When a team from the Boise Public Library invited children to come up and sit on the floor, a pied piper couldn't have been more pleased as about two dozen children melted toward the puppet stand at the front, almost hypnotically.

The children didn't know that when the pig puppet said, "Words, words, words" or "To be or not to be," that they were hearing Shakespeare. And we can't know whether them hearing those and other phrases on Saturday was the first time they heard Shakespeare, and none of us will be present for the a-ha moment at which those children make the connection -- if they indeed ever do -- between Saturday's puppet show and the future moment at which the meaning will click for them.

But that's the thing.

It’s not about the book. It’s about what the book represents. And what the book represents is a centuries-old appeal to our better natures, to our senses of humor, to our yearnings and desires, to our thirst for knowledge and for an understanding of the human condition, all brought to life by a range of famed and forgotten actors over centuries and, yes, even a pig puppet. Shakespeare is everywhere.

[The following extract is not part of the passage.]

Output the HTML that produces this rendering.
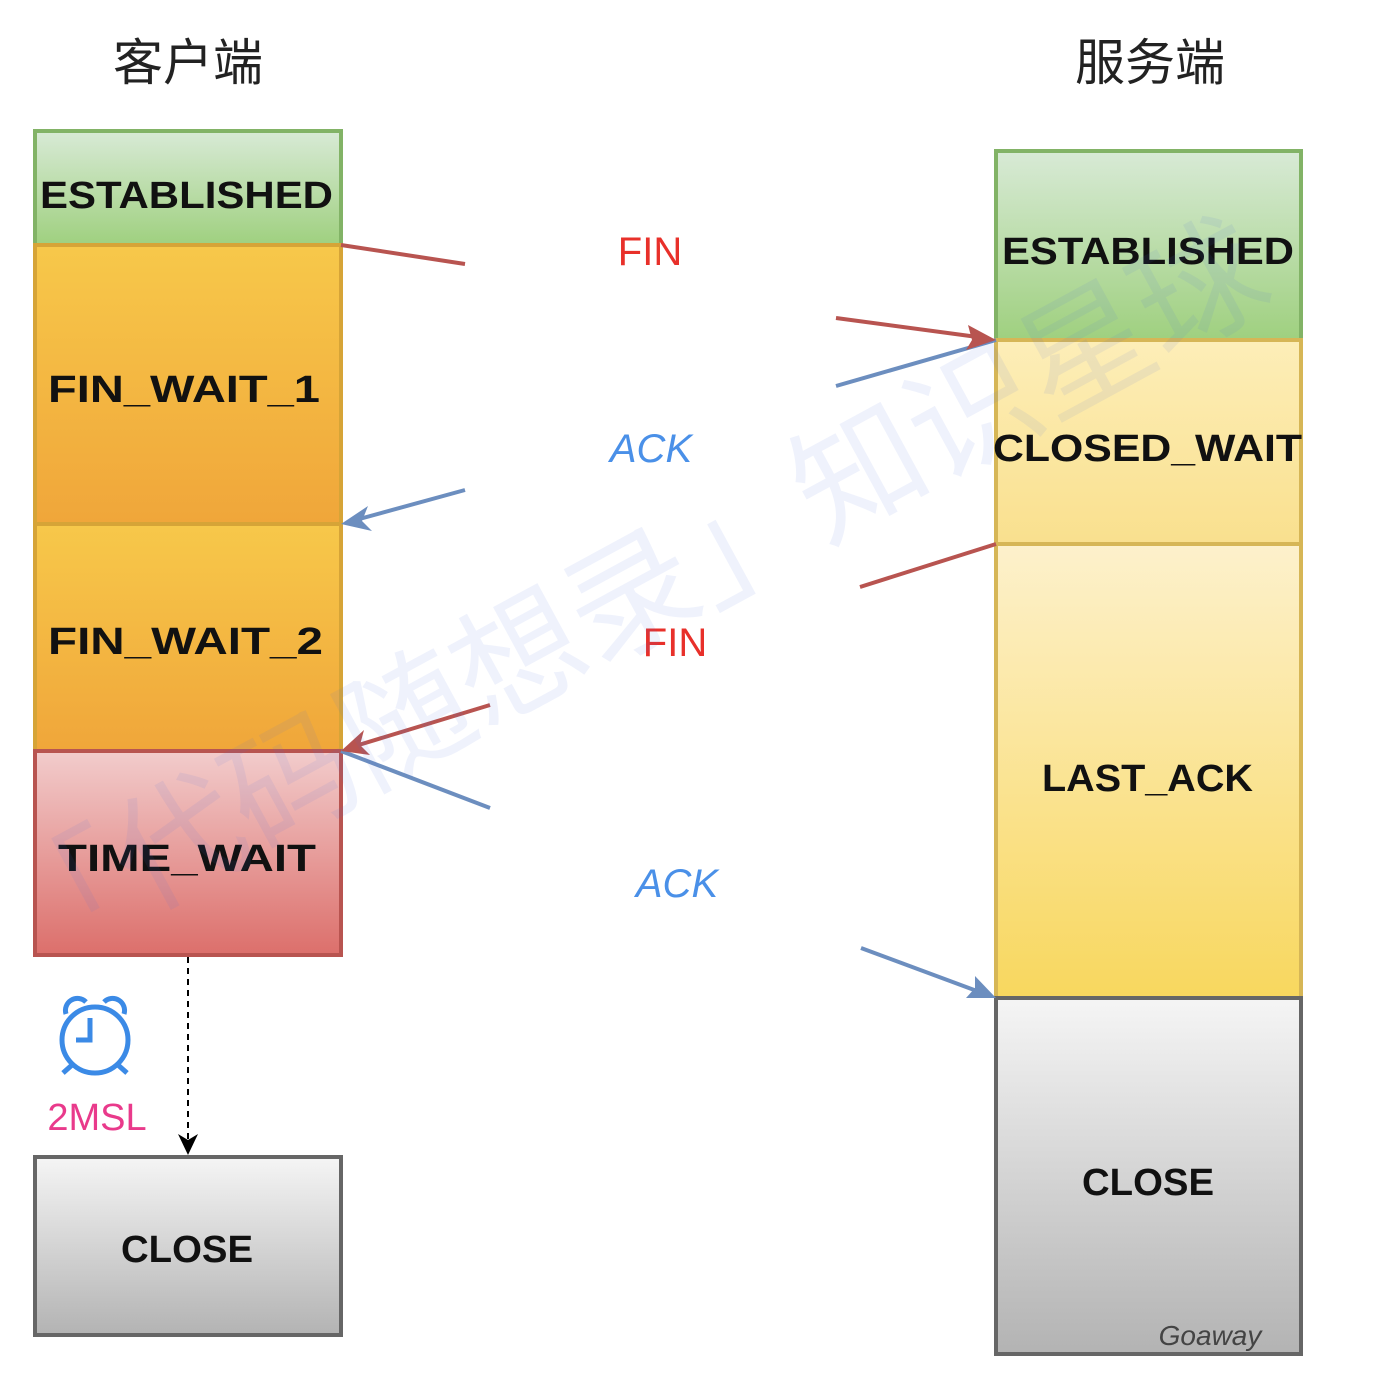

Matt Hansen is an English professor at Boise State. He teaches a class through which his students invade elementary schools in Boise to teach kids how to trod the boards.

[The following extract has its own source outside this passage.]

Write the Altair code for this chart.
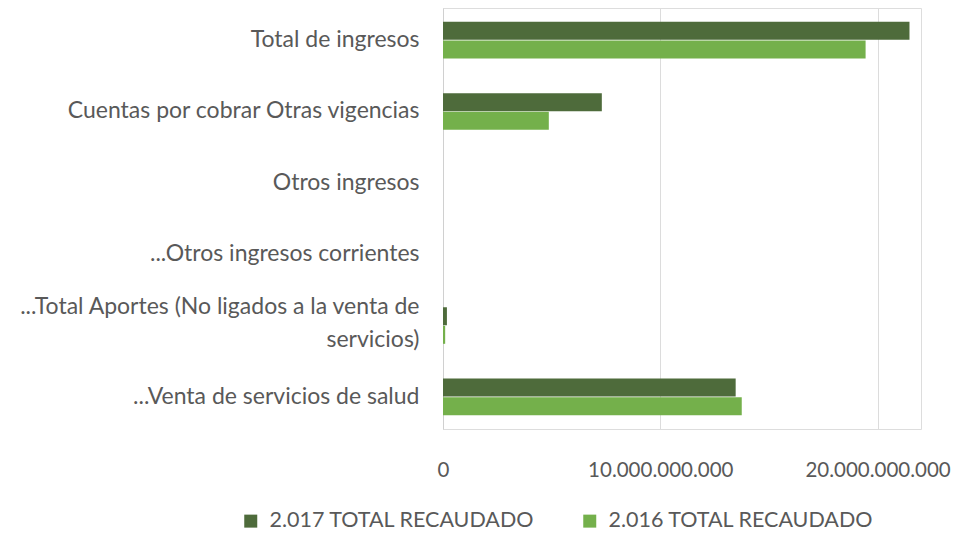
import altair as alt
import pandas as pd

categories = [
    "Total de ingresos",
    "Cuentas por cobrar Otras vigencias",
    "Otros ingresos",
    "...Otros ingresos corrientes",
    "...Total Aportes (No ligados a la venta de servicios)",
    "...Venta de servicios de salud",
]
series = ["2.017 TOTAL RECAUDADO", "2.016 TOTAL RECAUDADO"]
v2017 = [21.47e9, 7.31e9, 0, 0, 0.18e9, 13.47e9]
v2016 = [19.45e9, 4.87e9, 0, 0, 0.10e9, 13.75e9]
x_ticks = [0, 10e9, 20e9]
colors = ["#4e6b3b", "#74b04b"]

rows = []
for c, a, b in zip(categories, v2017, v2016):
    rows.append({"cat": c, "serie": series[0], "valor": a})
    rows.append({"cat": c, "serie": series[1], "valor": b})
df = pd.DataFrame(rows)

FONT = "Lato"
GREY = "#595959"
LONG = "...Total Aportes (No ligados a la venta de servicios)"

label_expr = (
    f"datum.value == '{LONG}' "
    "? ['...Total Aportes (No ligados a la venta de', 'servicios)'] : datum.value"
)

chart = (
    alt.Chart(df)
    .mark_bar(size=18)
    .encode(
        y=alt.Y(
            "cat:N",
            sort=categories,
            title=None,
            scale=alt.Scale(paddingInner=0.48, paddingOuter=0.19),
            axis=alt.Axis(
                labelExpr=label_expr,
                labelFont=FONT,
                labelFontSize=23,
                labelColor=GREY,
                labelLimit=600,
                labelPadding=24,
                labelLineHeight=33,
                labelOffset=alt.condition(f"datum.value == '{LONG}'", alt.value(-19), alt.value(0)),
                ticks=False,
                domain=True,
                domainColor="#d0d0d0",
                grid=False,
            ),
        ),
        yOffset=alt.YOffset("serie:N", sort=series),
        x=alt.X(
            "valor:Q",
            title=None,
            scale=alt.Scale(domain=[0, 22e9], nice=False),
            axis=alt.Axis(
                values=x_ticks,
                labelExpr="replace(format(datum.value, ',.0f'), /,/g, '.')",
                labelFont=FONT,
                labelFontSize=20.5,
                labelColor=GREY,
                labelPadding=31,
                ticks=False,
                domain=False,
                grid=True,
                gridColor="#dcdcdc",
                labelFlush=False,
            ),
        ),
        color=alt.Color(
            "serie:N",
            scale=alt.Scale(domain=series, range=colors),
            legend=alt.Legend(
                title=None,
                orient="none",
                direction="horizontal",
                legendX=-203,
                legendY=502,
                symbolType="square",
                symbolSize=169,
                symbolStrokeWidth=0,
                labelFont=FONT,
                labelFontSize=21.5,
                labelColor=GREY,
                labelLimit=0,
                columnPadding=44,
                labelOffset=8,
            ),
        ),
    )
    .properties(
        width=478,
        height=421,
        autosize=alt.AutoSizeParams(type="none"),
        padding={"left": 435, "top": 0, "right": 33, "bottom": 107},
    )
    .configure_view(stroke=None)
    .configure(background="white")
)

chart.save("out.html", embed_options={"renderer": "svg", "actions": False})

"These students can, with effective explanation and support, get any play we put in front of them," Hansen said. "Younger students can still get it, but 10-, 11- and 12-year-olds are optimum, in my opinion. Generally speaking, they don't have the fears and hang-ups that older students often have about Shakespeare being boring or too difficult or confusing. Kids at this age are incredibly smart and they are learning sponges."

Credit Marcel Pacatte
There was a Shakespearean insult generator and a Shakespearean compliment generator for children during family day on Saturday, but this child busied himself at the station for creating fairy crowns and Bottom ears.

About 16 students from Whittier, Lowell and Taft elementary schools -- an all-star assemblage, Hansen said -- performed a truncated "Much Ado About Nothing" for more than 100 people on Saturday.

Hansen said that when people ask him how it is that his "Shake It Up After School" program works, what it is that makes Shakespeare so timeless and accessible, they might find his answer surprising.

"Almost none of Shakespeare's plots were original to him," Hansen said. Shakespeare borrowed and blended plot and theme that were as familiar to his original audiences as they are today. "Shakespeare is a great repackager."

But, Hansen said, there's even more than just tapping into the familiar.

"His language is the most amazing aspect of the plays and the words he gives to his characters and the level of psychological awareness they are able to articulate is core to human experience in nearly every culture, every time and every place."

And, for a few more hours, Treasure Valley residents can take a peek at the first compilation of those plays.